The transmission of the forces and the motion of the piston member proceed as follows:

The combustion gas pressure acts onto the piston member 4 forcing it to move. The piston member 4 transfers its motion to the drive shaft 1 because the force acting via the piston member 4 onto the eccentric portion 2 creates a force directed through the center of the eccentric portion 2 which accordingly creates a revolving movement of the eccentric portion 2 relative to the center axis of the drive shaft 1, thus causing the drive shaft 1 to rotate.

The piston member 4 will, furthermore, cause a force to act onto its pivot bodies 14, wherewith the vanes 10 are forced to move and the first pivot bodies 13 of the housing member 5 are forced to pivot. The force which acts onto the (second) pivot bodies 14 of the piston member 4 are also directed against their center axes and conclusively produce a movement relative to the axis of rotation of the circular plates 61, 72, such that the circular plates 61, 72 are forced to rotate. The eccentricities of the eccentric portion 2 and of the pivot bodies 14 in the circular plates 61, 72, which eccentricities are of the same magnitude, determine the path of the movement of the piston member 4 and ensure the circular parallel, i.e. orbiting motion of all parts in question around the drive shaft 1.
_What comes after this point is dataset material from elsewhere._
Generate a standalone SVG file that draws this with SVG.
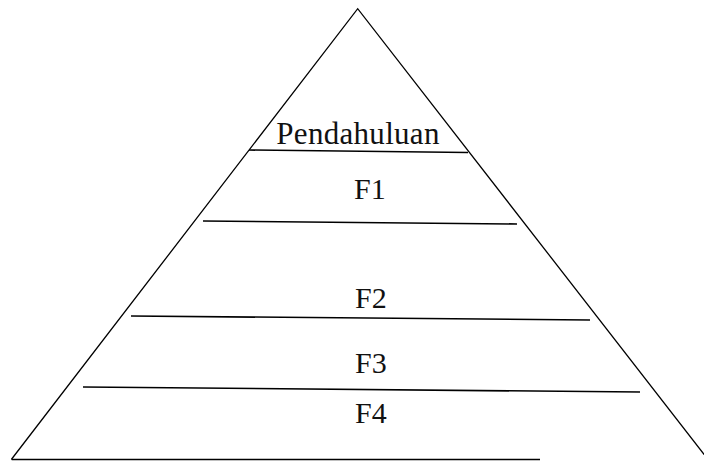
<svg xmlns="http://www.w3.org/2000/svg" width="704" height="462" viewBox="0 0 704 462">
<style>
.edge{stroke:#000;stroke-width:1.3;fill:none;stroke-linecap:round}
.div{stroke:#000;stroke-width:1.6;fill:none}
.lbl{font-family:"Liberation Serif","Times New Roman",serif;font-size:30px;fill:#111}
</style>
<rect width="704" height="462" fill="#fff"/>
<g id="connectors">
<path class="edge" d="M11.7,459 L357.7,8.7 L704,454.3"/>
<path class="div" d="M11.7,459.5 L540,459.5"/>
<path class="div" d="M249,150 L468,152.5"/>
<path class="div" d="M203,221 L517,224"/>
<path class="div" d="M131,316 L590,320"/>
<path class="div" d="M83,387 L640,392"/>
</g>
<g id="pendahuluan"><text class="lbl" x="358" y="143.5" text-anchor="middle" style="font-size:31px;letter-spacing:0.3px">Pendahuluan</text></g>
<g id="f1"><text class="lbl" x="354" y="199">F1</text></g>
<g id="f2"><text class="lbl" x="355" y="308">F2</text></g>
<g id="f3"><text class="lbl" x="355" y="372.5">F3</text></g>
<g id="f4"><text class="lbl" x="355" y="423">F4</text></g>
</svg>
While there are shown and described presently preferred embodiments of the invention, it is to be distinctly understood that the invention is not limited thereto but may be otherwise variously embodied and practised within the scope of the following claims.

Claims

1. An internal combustion engine including a piston member supported to perform an orbiting movement, said combustion engine having a housing member which is closed at opposite ends by end caps having a drive shaft extending through said housing member perpendicularly to the end caps; further having a piston member located inside said housing member and eccentrically supported on an eccentric portion of the drive shaft and guided to orbit without rotation when the combustion engine is in operation; further having a plurality of radially and equidistantly arranged vanes extending between said piston member and said housing member, which vanes are sealed against said end caps and define a plurality of combustion chambers located between said end caps, said housing member and said piston member;

comprising a plurality of first equidistant cylinder shaped pivot bodies, each received for rotation in a corresponding first recess formed in said housing member and having a slot extending in the direction of its generatrix, in which slot a first end section of a corresponding vane is received for a free reciprocating sliding movement therein;

and comprising a plurality of second equidistant cylinder shaped pivot bodies, each received for rotation in a corresponding second recess formed in said piston member and having a slot extending in the direction of its generatrix, in which slot a second end section of a corresponding vane is received for a free reciprocating sliding movement therein;

whereby in operation of the internal combustion engine each vane is free to perform reciprocating and pivoting movements to induce the orbital motion of the piston member relative to the housing member;

in which each slot of said first and second pivot bodies contains a damper spring member position between the end section of the vane received in the slot and a slot bottom area, which spring members are adapted to attenuate the longitudinal movements of said vanes.